The Union Budget 2021 exposes two main features – that the economy is in deep crisis and that the government is committed to make farmers and people pay for growth of foreign and domestic corporate. The squeeze on Peoples’ Welfare is enormous as the Government has tried to expand its role in Corporate Welfare.
While people have largely attained herd immunity and are fighting back resolutely, the Governmentt remains deeply inflicted with Corona disease, as is evidenced by its statistical jugglery, misleading claims, lofty announcements and poor allocations, some to be done over next several years.

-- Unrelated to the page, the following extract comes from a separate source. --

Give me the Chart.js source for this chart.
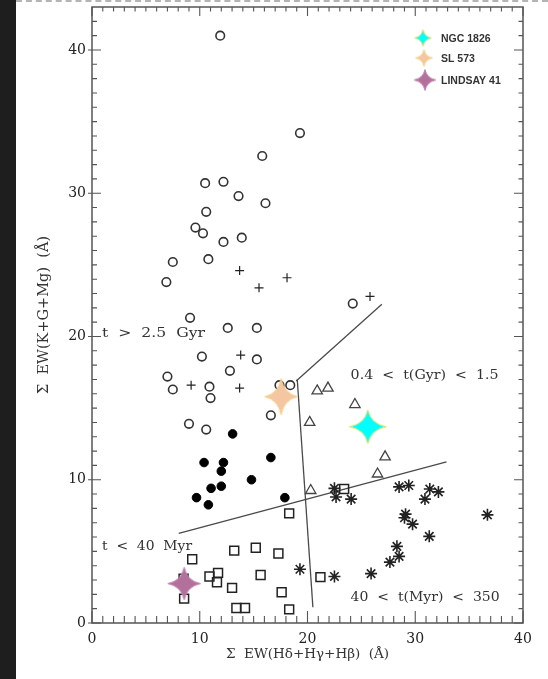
<!DOCTYPE html>
<html>
<head>
<meta charset="utf-8">
<script src="https://cdn.jsdelivr.net/npm/chart.js@4"></script>
<style>
html, body { margin: 0; padding: 0; background: #fff; width: 548px; height: 679px; overflow: hidden; }
#side { position: absolute; left: 0; top: 0; width: 16px; height: 679px; background: #1e1e1e; }
#dash { position: absolute; left: 16px; top: 0; width: 532px; height: 0; border-top: 2px dashed #b4b4b4; }
#wrap { position: absolute; left: 16px; top: 0; width: 532px; height: 679px; }
</style>
</head>
<body>
<div id="side"></div>
<div id="wrap"><canvas id="chart" width="532" height="679"></canvas></div>
<div id="dash"></div>
<script>
// Tick labels
const xTicks = [0, 10, 20, 30, 40];
const yTicks = [0, 10, 20, 30, 40];

// t > 2.5 Gyr (open circles)
const oldX = [11.9, 19.3, 15.8, 10.5, 12.2, 13.6, 16.1, 10.6, 9.6, 10.3, 12.2, 13.9, 7.5, 10.8, 6.9, 24.2,
              9.1, 12.6, 15.3, 10.2, 15.3, 12.8, 7.0, 7.5, 10.9, 11.0, 17.4, 18.4, 16.6, 9.0, 10.6];
const oldY = [41.0, 34.2, 32.6, 30.7, 30.8, 29.8, 29.3, 28.7, 27.6, 27.2, 26.6, 26.9, 25.2, 25.4, 23.8, 22.3,
              21.3, 20.6, 20.6, 18.6, 18.4, 17.6, 17.2, 16.3, 16.5, 15.7, 16.6, 16.6, 14.5, 13.9, 13.5];

// plus signs
const plusX = [13.7, 15.5, 18.1, 25.8, 13.8, 9.2, 13.7];
const plusY = [24.6, 23.4, 24.1, 22.8, 18.7, 16.6, 16.4];

// filled circles
const filledX = [13.05, 10.4, 12.2, 12.0, 16.6, 14.8, 11.05, 12.0, 9.7, 17.9, 10.8];
const filledY = [13.2, 11.2, 11.2, 10.6, 11.55, 10.0, 9.4, 9.55, 8.75, 8.75, 8.25];

// 0.4 < t(Gyr) < 1.5 (triangles)
const triX = [20.9, 21.9, 24.4, 20.2, 27.2, 26.5, 20.3];
const triY = [16.2, 16.4, 15.25, 14.0, 11.6, 10.4, 9.25];

// t < 40 Myr (squares)
const sqX = [18.3, 9.3, 13.2, 15.2, 17.3, 10.9, 11.7, 11.6, 15.65, 8.5, 8.55, 13.0, 17.6, 13.4, 14.2, 18.3, 21.2, 23.4];
const sqY = [7.65, 4.45, 5.05, 5.25, 4.85, 3.25, 3.5, 2.85, 3.35, 3.1, 1.7, 2.45, 2.15, 1.05, 1.05, 0.95, 3.2, 9.35];

// 40 < t(Myr) < 350 (asterisks)
const astX = [22.5, 22.65, 24.05, 28.5, 29.4, 31.35, 32.15, 30.9, 29.1, 29.0, 29.75, 36.7, 31.3, 28.3, 28.5, 27.65, 25.9, 22.5, 19.3];
const astY = [9.4, 8.8, 8.65, 9.5, 9.6, 9.35, 9.15, 8.65, 7.6, 7.35, 6.9, 7.55, 6.05, 5.35, 4.65, 4.25, 3.45, 3.25, 3.75];

// highlighted clusters
const clusterNames = ['NGC 1826', 'SL 573', 'LINDSAY 41'];
const clusterX = [25.6, 17.55, 8.55];
const clusterY = [13.7, 15.8, 2.75];

// boundary lines between the age groups
const line1X = [18.95, 26.9], line1Y = [16.9, 22.25];
const line2X = [19.05, 20.5], line2Y = [17.0, 1.1];
const line3X = [8.05, 32.9], line3Y = [6.25, 11.25];

// region labels
const regionText = ['t  >  2.5  Gyr', '0.4  <  t(Gyr)  <  1.5', 't  <  40  Myr', '40  <  t(Myr)  <  350'];
const regionX = [0.93, 24.0, 0.93, 24.0];
const regionY = [20.2, 17.3, 5.3, 1.8];
const regionW = [103, 148, 90, 149];

const pts = (xs, ys) => xs.map((x, i) => ({ x: x, y: ys[i] }));

// four pointed star used for the clusters
function starCanvas(w, h, fill, edge) {
    const c = document.createElement('canvas');
    c.width = w + 4; c.height = h + 4;
    const g = c.getContext('2d');
    const cx = c.width / 2, cy = c.height / 2, rx = w / 2, ry = h / 2, k = 0.16;
    g.beginPath();
    g.moveTo(cx, cy - ry);
    g.quadraticCurveTo(cx + rx * k, cy - ry * k, cx + rx, cy);
    g.quadraticCurveTo(cx + rx * k, cy + ry * k, cx, cy + ry);
    g.quadraticCurveTo(cx - rx * k, cy + ry * k, cx - rx, cy);
    g.quadraticCurveTo(cx - rx * k, cy - ry * k, cx, cy - ry);
    g.closePath();
    g.fillStyle = fill; g.fill();
    g.strokeStyle = edge; g.lineWidth = 1; g.stroke();
    return c;
}
const fills = ['#00ffff', '#f4c6a2', '#b4709c'];
const edges = ['#e8e060', '#f5d48a', '#c08aae'];
const bigStars = [starCanvas(37, 34, fills[0], edges[0]), starCanvas(33, 37, fills[1], edges[1]), starCanvas(33, 33, fills[2], edges[2])];
const smallStars = [starCanvas(17, 17, fills[0], edges[0]), starCanvas(17, 17, fills[1], edges[1]), starCanvas(22, 21, fills[2], edges[2])];

const framePlugin = {
    id: 'frame',
    beforeDatasetsDraw(chart) {
        const { ctx, chartArea: a, scales: { x, y } } = chart;
        ctx.save();
        ctx.strokeStyle = '#555';
        ctx.lineWidth = 1.5;
        ctx.strokeRect(a.left, a.top, a.right - a.left, a.bottom - a.top);
        ctx.lineWidth = 1.1;
        ctx.beginPath();
        for (let v = 0; v <= 40; v++) {
            const px = x.getPixelForValue(v);
            const major = v % 10 === 0;
            ctx.moveTo(px, a.bottom); ctx.lineTo(px, a.bottom - (major ? 12 : 7));
            ctx.moveTo(px, a.top); ctx.lineTo(px, a.top + (major ? 9 : 4.5));
        }
        for (let v = 0; v <= 42; v++) {
            const py = y.getPixelForValue(v);
            const major = v % 10 === 0;
            ctx.moveTo(a.left - (major ? 4 : 0), py); ctx.lineTo(a.left + (major ? 9 : 5), py);
            ctx.moveTo(a.right, py); ctx.lineTo(a.right - (major ? 9 : 4.5), py);
        }
        ctx.stroke();

        ctx.fillStyle = '#333';
        ctx.font = '13px "DejaVu Serif"';
        ctx.textBaseline = 'middle';
        regionText.forEach((t, i) => {
            const w = ctx.measureText(t).width;
            ctx.save();
            ctx.translate(x.getPixelForValue(regionX[i]), y.getPixelForValue(regionY[i]));
            ctx.scale(regionW[i] / w, 1);
            ctx.fillText(t, 0, 0);
            ctx.restore();
        });
        ctx.restore();
    },
    afterDraw(chart) {
        const ctx = chart.ctx;
        const lx = [407, 408, 409], ly = [38, 58, 80];
        ctx.save();
        ctx.font = 'bold 10.5px "Liberation Sans"';
        ctx.fillStyle = '#333';
        ctx.textBaseline = 'middle';
        clusterNames.forEach((n, i) => {
            const s = smallStars[i];
            ctx.drawImage(s, lx[i] - s.width / 2, ly[i] - s.height / 2);
            ctx.fillText(n, 425, ly[i] + 1);
        });
        ctx.restore();
    }
};

const serif = { family: 'DejaVu Serif', size: 14 };
const lineStyle = { showLine: true, pointRadius: 0, borderColor: '#4a4a4a', borderWidth: 1.3, fill: false };

const chart = new Chart(document.getElementById('chart'), {
    type: 'scatter',
    data: {
        datasets: [
            { data: pts(clusterX, clusterY), pointStyle: bigStars, pointRadius: 18 },
            { data: pts(astX, astY), pointStyle: 'star', pointRadius: 6, borderColor: '#222', borderWidth: 1.6, backgroundColor: 'rgba(0,0,0,0)' },
            { data: pts(plusX, plusY), pointStyle: 'cross', pointRadius: 4.5, borderColor: '#222', borderWidth: 1.2 },
            { data: pts(oldX, oldY), pointStyle: 'circle', pointRadius: 4.3, borderColor: '#333', borderWidth: 1.6, backgroundColor: 'rgba(0,0,0,0)' },
            { data: pts(filledX, filledY), pointStyle: 'circle', pointRadius: 4.3, borderColor: '#000', borderWidth: 1, backgroundColor: '#000' },
            { data: pts(triX, triY), pointStyle: 'triangle', pointRadius: 6, borderColor: '#444', borderWidth: 1.3, backgroundColor: 'rgba(0,0,0,0)' },
            { data: pts(sqX, sqY), pointStyle: 'rect', pointRadius: 6.3, borderColor: '#222', borderWidth: 1.5, backgroundColor: 'rgba(0,0,0,0)' },
            Object.assign({ data: pts(line1X, line1Y) }, lineStyle),
            Object.assign({ data: pts(line2X, line2Y) }, lineStyle),
            Object.assign({ data: pts(line3X, line3Y) }, lineStyle)
        ]
    },
    options: {
        responsive: false,
        animation: false,
        events: [],
        layout: { autoPadding: false, padding: { left: 0, right: 25, top: 7, bottom: 0 } },
        plugins: { legend: { display: false }, tooltip: { enabled: false } },
        scales: {
            x: {
                type: 'linear', min: 0, max: 40,
                afterBuildTicks: s => { s.ticks = xTicks.map(v => ({ value: v })); },
                afterFit: s => { s.height = 56; s.paddingLeft = 0; s.paddingRight = 0; },
                grid: { display: false, drawTicks: false },
                border: { display: false },
                ticks: { padding: 8, color: '#222', font: serif },
                title: { display: true, text: 'Σ  EW(Hδ+Hγ+Hβ)  (Å)', color: '#333', font: { family: 'DejaVu Serif', size: 13.5 }, padding: { top: 0, bottom: 16 } }
            },
            y: {
                type: 'linear', min: 0, max: 43,
                afterBuildTicks: s => { s.ticks = yTicks.map(v => ({ value: v })); },
                afterFit: s => { s.width = 76; s.paddingTop = 0; s.paddingBottom = 0; },
                grid: { display: false, drawTicks: false },
                border: { display: false },
                ticks: { padding: 6, color: '#222', font: serif },
                title: { display: true, text: 'Σ  EW(K+G+Mg)  (Å)', color: '#333', font: { family: 'DejaVu Serif', size: 14.5 }, padding: { top: 20, bottom: 0 } }
            }
        }
    },
    plugins: [framePlugin]
});
</script>
</body>
</html>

The agrarian crisis is deepening, condition of peasantry is worsening and in lakhs they are camping on the borders of Delhi to knock at the Govt’s door. Yet Government Of India has lost its ears for them and is only paying heed to the Corporate. Such is the RSS-BJP commitment to MNCs that the PM announced in Davos WEF few days back a package of 26 billion $ (Rs 1.84 lac cr) for Production Linked Incentive by Foreign investors. Already GOI has allocated Rs 1 lac cr for establishment of agricultural infrastructure by Private Sector.

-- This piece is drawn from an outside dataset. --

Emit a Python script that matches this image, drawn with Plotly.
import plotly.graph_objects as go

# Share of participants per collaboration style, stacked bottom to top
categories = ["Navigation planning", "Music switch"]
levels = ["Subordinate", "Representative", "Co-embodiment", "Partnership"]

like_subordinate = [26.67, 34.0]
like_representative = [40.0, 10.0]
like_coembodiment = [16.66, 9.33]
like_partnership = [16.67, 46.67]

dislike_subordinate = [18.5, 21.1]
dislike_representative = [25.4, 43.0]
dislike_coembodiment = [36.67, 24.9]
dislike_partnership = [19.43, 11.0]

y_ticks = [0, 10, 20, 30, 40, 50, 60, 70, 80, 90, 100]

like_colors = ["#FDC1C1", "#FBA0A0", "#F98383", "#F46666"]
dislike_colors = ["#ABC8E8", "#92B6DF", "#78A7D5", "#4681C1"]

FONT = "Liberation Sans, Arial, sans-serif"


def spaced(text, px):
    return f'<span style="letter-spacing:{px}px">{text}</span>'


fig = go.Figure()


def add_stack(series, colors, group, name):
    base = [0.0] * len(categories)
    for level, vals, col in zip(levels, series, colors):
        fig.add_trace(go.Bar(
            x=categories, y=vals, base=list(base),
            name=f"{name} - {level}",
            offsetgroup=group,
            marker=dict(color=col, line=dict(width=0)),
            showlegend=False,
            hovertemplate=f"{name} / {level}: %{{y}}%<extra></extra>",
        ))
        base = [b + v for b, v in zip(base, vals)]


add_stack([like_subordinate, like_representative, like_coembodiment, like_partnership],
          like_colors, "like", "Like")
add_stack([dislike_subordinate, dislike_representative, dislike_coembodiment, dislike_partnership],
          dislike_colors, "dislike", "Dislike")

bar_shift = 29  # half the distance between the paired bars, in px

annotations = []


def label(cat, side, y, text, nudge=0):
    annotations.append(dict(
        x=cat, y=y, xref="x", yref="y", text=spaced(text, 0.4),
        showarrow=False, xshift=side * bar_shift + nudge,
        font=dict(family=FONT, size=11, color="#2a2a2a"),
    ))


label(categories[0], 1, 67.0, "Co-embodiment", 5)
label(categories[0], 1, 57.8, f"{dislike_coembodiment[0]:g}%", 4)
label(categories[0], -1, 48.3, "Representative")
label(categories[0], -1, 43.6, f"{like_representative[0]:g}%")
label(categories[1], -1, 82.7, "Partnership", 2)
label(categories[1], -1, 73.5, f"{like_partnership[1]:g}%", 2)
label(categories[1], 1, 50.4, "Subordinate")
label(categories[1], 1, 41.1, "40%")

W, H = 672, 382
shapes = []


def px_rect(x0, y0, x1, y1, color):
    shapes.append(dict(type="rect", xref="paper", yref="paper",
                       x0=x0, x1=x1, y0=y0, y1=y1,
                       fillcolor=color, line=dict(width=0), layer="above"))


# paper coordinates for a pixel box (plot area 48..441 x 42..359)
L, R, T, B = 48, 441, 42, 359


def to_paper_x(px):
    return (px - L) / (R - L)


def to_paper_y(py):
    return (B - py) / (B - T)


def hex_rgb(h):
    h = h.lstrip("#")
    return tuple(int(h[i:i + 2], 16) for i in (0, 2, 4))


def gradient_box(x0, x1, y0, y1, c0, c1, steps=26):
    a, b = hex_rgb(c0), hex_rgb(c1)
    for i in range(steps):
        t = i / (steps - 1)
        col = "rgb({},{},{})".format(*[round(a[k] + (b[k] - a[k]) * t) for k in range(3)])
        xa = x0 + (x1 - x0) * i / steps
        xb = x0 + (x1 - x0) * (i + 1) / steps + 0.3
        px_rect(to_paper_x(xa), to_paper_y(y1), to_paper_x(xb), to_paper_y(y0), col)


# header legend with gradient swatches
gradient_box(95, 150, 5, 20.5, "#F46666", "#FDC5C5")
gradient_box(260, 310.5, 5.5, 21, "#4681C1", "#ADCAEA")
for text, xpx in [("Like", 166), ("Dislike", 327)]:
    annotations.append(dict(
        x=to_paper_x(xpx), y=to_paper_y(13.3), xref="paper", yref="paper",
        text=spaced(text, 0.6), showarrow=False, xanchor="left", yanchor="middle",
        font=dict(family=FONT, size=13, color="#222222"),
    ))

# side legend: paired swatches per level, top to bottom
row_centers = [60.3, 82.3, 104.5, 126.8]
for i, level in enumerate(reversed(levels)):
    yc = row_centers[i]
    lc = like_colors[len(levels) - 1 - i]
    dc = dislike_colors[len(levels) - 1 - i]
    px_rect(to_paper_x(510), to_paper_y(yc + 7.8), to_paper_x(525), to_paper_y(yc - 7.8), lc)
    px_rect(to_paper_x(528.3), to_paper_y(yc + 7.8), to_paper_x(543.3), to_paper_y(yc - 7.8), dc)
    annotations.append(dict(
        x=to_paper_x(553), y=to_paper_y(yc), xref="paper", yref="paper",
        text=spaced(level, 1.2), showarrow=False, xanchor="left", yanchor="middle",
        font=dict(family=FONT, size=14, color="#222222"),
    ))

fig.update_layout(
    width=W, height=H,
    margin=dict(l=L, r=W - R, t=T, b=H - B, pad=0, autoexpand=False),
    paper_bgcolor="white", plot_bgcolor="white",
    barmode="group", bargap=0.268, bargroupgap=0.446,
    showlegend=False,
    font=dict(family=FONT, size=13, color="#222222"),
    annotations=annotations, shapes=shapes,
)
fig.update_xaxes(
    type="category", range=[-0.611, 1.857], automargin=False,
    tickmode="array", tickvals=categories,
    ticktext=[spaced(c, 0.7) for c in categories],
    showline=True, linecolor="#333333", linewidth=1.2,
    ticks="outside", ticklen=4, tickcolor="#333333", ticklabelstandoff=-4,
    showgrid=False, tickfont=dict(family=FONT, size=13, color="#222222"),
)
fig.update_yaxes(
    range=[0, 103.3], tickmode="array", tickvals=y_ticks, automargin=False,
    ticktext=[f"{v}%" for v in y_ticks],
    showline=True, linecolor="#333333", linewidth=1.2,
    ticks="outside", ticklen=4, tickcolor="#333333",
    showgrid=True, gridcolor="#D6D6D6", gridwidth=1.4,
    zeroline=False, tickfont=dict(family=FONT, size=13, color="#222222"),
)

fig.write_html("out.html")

The Prime Minister has incessantly called this Aatmanirbhar, his Aatma being the MNCs and their Indian partner Corporate, not the Indian farmers and common people, from whose needs the govt is fairly distanced.
Outlay on Agriculture and allied sectors has been reduced from Rs 1.54 lac cr to Rs 1.48 lac cr, even as the total budget expenditure has swollen from Rs 30.42 lac cr to Rs 33.8 lac cr, driven by increased taxes on people and borrowing. Agriculture is now down from 5.06% to 4.37% of Govt, allocation, even as it still contributes 15% to the GDP.
This Modi Govt. has introduced Agriculture cess now which will be levied on diesel, petrol, urea utilized by farmers and also on some agricultural produce which will render them costlier. Only agricultural credit has been raised to nearly Rs 16 lac crores, while the interest subvention allocation for this has been brought down from Rs 21,175 cr to Rs 19,400 cr, meaning there will be less interest subsidy for farmers now.
Union Budget has cut nearly 35% in allocation for MNREGA, to Rs. 73,000 crores for the next year from the Revised Expenditure Estimate of Rs. 111,500 crore. This is bound to further increase rural unemployment and destitution with rapid decline in industrial employment, both pre-Covid and due to Covid lock downs.
PM Kisan allocation has been brought down from Rs 75,000 cr to Rs 65,000 cr, while beneficiaries of last installment released have come down to only 6.12 crore families of the 14 .37 cr farmer families.
Actual expenditures in several schemes have been far below the allocation last year and irrigation is one such sector. Under PM AASHA, market intervention scheme (MIS) for ensuring MSP for pulses and oil seeds in 11 states allocation for it has come down to only Rs 400 cr from Rs 4100 cr three years back.
The Govt. has increased FDI limit in insurance sector to 74% from 49% and thus given controlling stake to foreign capital.
Allowing control of insurance and control over agricultural production and trade of agricultural produce are in fact implementation of WTO stipulations.
On Heath services there is no attempt to strengthen public services. Claim of 137% increase in the outlay is misleading as PM Atmnirbhar Swasth Bharat Yojana allocation of 46,180 crores is spread over six years and allocation of Rs. 35,00 cr for development of Corona vaccine is to benefit corporate friends.
Education has been ignored with an alarming cut in allocation for school education.
Even as RBI has estimate that NPAs will nearly double in a year only a pittance i.e. 20,000 crores has been allocated for bank recapitalization. Yet loot and plunder of public money by Corporate friends of Modi is set to rise.
The present movement against pro Corporate laws is not just to retain the past, it is a basis for move ahead to people based rural development and generate rural employment. It must be supported while opposing Modi Govt’s budget proposals.